Victoria Camps señaló: “Solo lo que puede hacerse público es justo; lo que reviste opacidad, no es de fiar”. La corrupción, como conducta desviada, delictiva, es el uso indebido de una posición de autoridad para conseguir ventajas, de dinero, favores o privilegios. Se trata del conjunto de comportamientos deshonestos, fraudulentos, ilegales, que aprovechan su poder para alcanzar beneficios personales. Nos toca dejar atrás la cultura del simulacro, de la simulación social, del cinismo, de la hipocresía, de la pose, de la sociedad del espectáculo llevado hasta el paroxismo, que nos drena como sociedad, hacia la búsqueda de más cultura cívica.
La decencia hoy no puede ser en el mero trato personal. Es cómo te manejas o has manejado en el plano institucional. Es que tenemos que trocar la corrupción, pues esta va ineluctablemente unida o trae consigo la ausencia de un desarrollo sostenible y nos conduce al subdesarrollo permanente. Como nos señala José María Tortosa en su libro Corrupción, “corrupción e impunidad resultan impensables sin el cinismo y la prepotencia”. Hay que demostrar que todos no somos iguales. Que la sociedad no debe ni puede tolerar la corrupción. La corrupción deriva, inexorablemente, inevitablemente, en menos integración social, en menos cohesión social, en menos confianza.
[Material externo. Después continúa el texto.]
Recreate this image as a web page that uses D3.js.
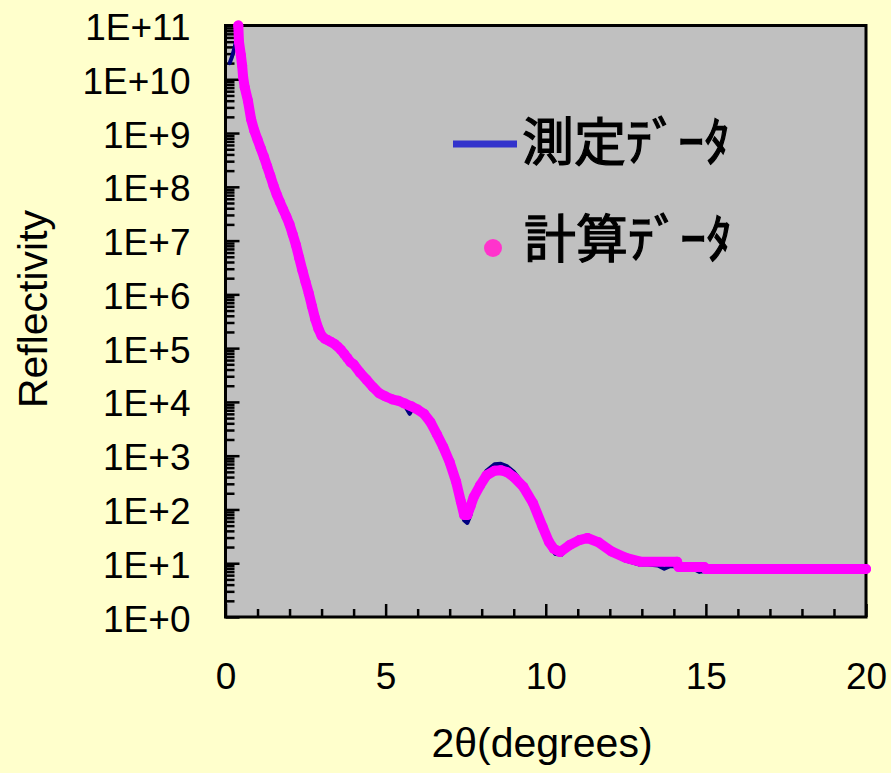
<!DOCTYPE html>
<html>
<head>
<meta charset="utf-8">
<script src="https://cdn.jsdelivr.net/npm/d3@7"></script>
<style>
html,body{margin:0;padding:0;background:#FFFFCC;}
svg{display:block;}
</style>
</head>
<body>
<svg id="chart" width="891" height="773"></svg>
<script>
// ---- data ----
const calcX = [0.40,0.42,0.48,0.52,0.55,0.60,0.70,0.80,0.90,1.00,1.10,1.20,1.30,1.40,1.50,1.60,1.70,1.80,1.90,2.00,
  2.10,2.20,2.30,2.40,2.50,2.60,2.70,2.80,2.90,3.00,3.10,3.20,3.30,3.40,3.50,3.60,3.70,3.80,3.90,4.00,
  4.20,4.40,4.60,4.80,5.00,5.20,5.40,5.60,5.80,6.00,6.20,6.40,6.60,6.80,7.00,7.20,7.35,7.45,7.55,7.65,
  7.75,7.95,8.15,8.40,8.60,8.80,9.00,9.30,9.60,9.90,10.10,10.25,10.45,10.75,11.05,11.30,11.65,12.05,12.50,12.95,
  14.10,14.15,14.95,15.00,20.00];
const calcY = [1.0e11,5.0e10,2.8e10,1.8e10,1.1e10,7.1e9,4.0e9,1.8e9,1.1e9,7.6e8,5.2e8,3.6e8,2.4e8,1.6e8,1.05e8,7.2e7,5.2e7,3.8e7,2.8e7,2.0e7,
  1.3e7,8.3e6,4.8e6,2.8e6,1.7e6,1.05e6,6.0e5,3.5e5,2.3e5,1.7e5,1.5e5,1.4e5,1.3e5,1.2e5,1.07e5,9.3e4,7.9e4,6.6e4,5.5e4,5.0e4,
  3.5e4,2.6e4,1.9e4,1.45e4,1.26e4,1.12e4,1.05e4,9.3e3,8.3e3,7.2e3,6.0e3,4.2e3,2.5e3,1.45e3,760,330,140,79,79,115,
  170,280,430,525,537,490,400,263,132,48,25,18.6,16.2,21.9,26.9,29.5,24.5,16.6,12.6,10.7,
  10.7,8.5,8.5,7.8,7.8];

const measX = [0.13,0.20,0.28,0.34,0.38,0.41,0.44,0.48,0.52,0.56,0.60,0.70,0.80,0.90,1.00,1.10,1.20,1.30,1.40,1.50,
  1.60,1.70,1.80,1.90,2.00,2.10,2.20,2.30,2.40,2.50,2.60,2.70,2.80,2.90,3.00,3.10,3.20,3.30,3.40,3.50,
  3.60,3.70,3.80,3.90,4.00,4.20,4.40,4.60,4.80,4.90,5.00,5.20,5.40,5.60,5.75,5.85,6.00,6.20,6.50,6.80,
  7.00,7.20,7.35,7.45,7.55,7.65,7.75,7.95,8.15,8.40,8.60,8.80,9.00,9.30,9.60,9.90,10.10,10.30,10.50,10.75,
  11.05,11.30,11.65,12.05,12.50,12.90,13.20,13.50,13.70,13.90,14.20,14.60,14.80,15.00,16.00,18.00,20.00];
const measY = [2.0e10,2.6e10,3.8e10,5.6e10,8.9e10,1.0e11,5.6e10,2.5e10,1.4e10,8.9e9,6.3e9,3.3e9,1.6e9,1.0e9,6.6e8,4.6e8,3.2e8,2.1e8,1.4e8,9.3e7,
  6.5e7,4.7e7,3.4e7,2.5e7,1.8e7,1.2e7,7.2e6,4.2e6,2.5e6,1.6e6,9.5e5,5.8e5,3.2e5,2.1e5,1.66e5,1.48e5,1.35e5,1.26e5,1.15e5,1.02e5,
  8.9e4,7.6e4,6.3e4,5.2e4,4.6e4,3.4e4,2.5e4,1.9e4,1.5e4,1.45e4,1.3e4,1.07e4,9.5e3,8.5e3,6.0e3,7.6e3,6.9e3,5.5e3,3.2e3,1.35e3,
  660,295,112,63,56,79,151,316,525,692,708,631,501,302,135,42,21,14.8,14.5,21,
  26.3,28.8,22.9,15.1,11.2,9.5,9.5,9.1,7.9,8.9,8.5,7.9,6.9,7.2,7.1,7.1,7.1];

const xMajorTicks = [0,5,10,15,20];
const xMinorTicks = [1,2,3,4,6,7,8,9,11,12,13,14,16,17,18,19];
const yMajorTicks = [1,1e1,1e2,1e3,1e4,1e5,1e6,1e7,1e8,1e9,1e10,1e11];
const yTickLabels = ["1E+0","1E+1","1E+2","1E+3","1E+4","1E+5","1E+6","1E+7","1E+8","1E+9","1E+10","1E+11"];
const legendLabels = ["測定ﾃﾞｰﾀ","計算ﾃﾞｰﾀ"];
const xTitle = "2θ(degrees)";
const yTitle = "Reflectivity";

// ---- drawing ----
const svg = d3.select("#chart");
const L = 225.5, R = 866, T = 25.5, B = 617;
const x = d3.scaleLinear().domain([0,20]).range([L,R]);
const y = d3.scaleLog().domain([1,1e11]).range([B,T]);

svg.append("rect").attr("width",891).attr("height",773).attr("fill","#FFFFCC");
svg.append("rect").attr("x",L).attr("y",T).attr("width",R-L).attr("height",B-T).attr("fill","#C0C0C0");

const font = "'Liberation Sans', Arial, sans-serif";

// minor y ticks
const yMinor = [];
yMajorTicks.slice(0,-1).forEach(p => { for (let k=2;k<=9;k++) yMinor.push(p*k); });

function styleAxis(g){
  g.select(".domain").remove();
  g.selectAll(".tick line").attr("stroke","#000").attr("stroke-width",2.5);
  g.selectAll(".tick text").attr("fill","#000").style("font-family",font).style("font-size","37px");
}

svg.append("g").attr("transform",`translate(0,${B})`)
  .call(d3.axisBottom(x).tickValues(xMinorTicks).tickSize(-8).tickFormat(""))
  .call(styleAxis);
svg.append("g").attr("transform",`translate(0,${B})`)
  .call(d3.axisBottom(x).tickValues(xMajorTicks).tickSize(-13).tickPadding(46).tickFormat(d3.format("d")))
  .call(styleAxis);

svg.append("g").attr("transform",`translate(${L},0)`)
  .call(d3.axisLeft(y).tickValues(yMinor).tickSize(-9).tickFormat(""))
  .call(styleAxis);
svg.append("g").attr("transform",`translate(${L},0)`)
  .call(d3.axisLeft(y).tickValues(yMajorTicks).tickSize(-14).tickPadding(35)
        .tickFormat((d,i) => yTickLabels[i]))
  .call(styleAxis)
  .call(g => g.selectAll(".tick text").attr("dy","0.38em"));

// frame
svg.append("rect").attr("x",L).attr("y",T).attr("width",R-L).attr("height",B-T)
  .attr("fill","none").attr("stroke","#000").attr("stroke-width",3);

// measured line
const meas = measX.map((v,i)=>[v,measY[i]]);
const calc = calcX.map((v,i)=>[v,calcY[i]]);
const line = d3.line().x(d=>x(d[0])).y(d=>y(d[1]));

svg.append("path").datum(meas).attr("d",line)
  .attr("fill","none").attr("stroke","#000080").attr("stroke-width",4)
  .attr("stroke-linejoin","round").attr("stroke-linecap","round");

// calculated dots (dense markers)
svg.append("path").datum(calc).attr("d",line)
  .attr("fill","none").attr("stroke","#FF00FF").attr("stroke-width",10)
  .attr("stroke-linejoin","round").attr("stroke-linecap","round");
svg.append("g").selectAll("circle").data(calc).join("circle")
  .attr("cx",d=>x(d[0])).attr("cy",d=>y(d[1])).attr("r",5).attr("fill","#FF00FF");

// legend
const jp = "'Noto Sans CJK JP', sans-serif";
svg.append("line").attr("x1",453).attr("x2",517).attr("y1",144).attr("y2",144)
  .attr("stroke","#3333CC").attr("stroke-width",7);
svg.append("text").attr("x",522).attr("y",161).text(legendLabels[0])
  .style("font-family",jp).style("font-size","52px").attr("fill","#000")
  .attr("stroke","#000").attr("stroke-width",1.2);
svg.append("circle").attr("cx",493).attr("cy",248).attr("r",9).attr("fill","#FF33CC");
svg.append("text").attr("x",524).attr("y",258).text(legendLabels[1])
  .style("font-family",jp).style("font-size","52px").attr("fill","#000")
  .attr("stroke","#000").attr("stroke-width",1.2);

// titles
svg.append("text").attr("x",542).attr("y",757).attr("text-anchor","middle")
  .style("font-family",font).style("font-size","41px").attr("fill","#000").text(xTitle);
svg.append("text").attr("transform","translate(47,309) rotate(-90)").attr("text-anchor","middle")
  .style("font-family",font).style("font-size","41px").attr("fill","#000").text(yTitle);
</script>
</body>
</html>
Aristóteles esbozaría que “la capacidad racional, peculiar de la especie humana, es la que nos permite deliberar nuestro comportamiento, elegir el acto que nos parece más adecuado y hacernos, por tanto, responsables de nuestra conducta”. Agregaríamos, como dice Eduardo Infante en su libro Ética en la calle: “Ser responsable significa tener la obligación de responder cuando se hace uso del derecho a hacer”.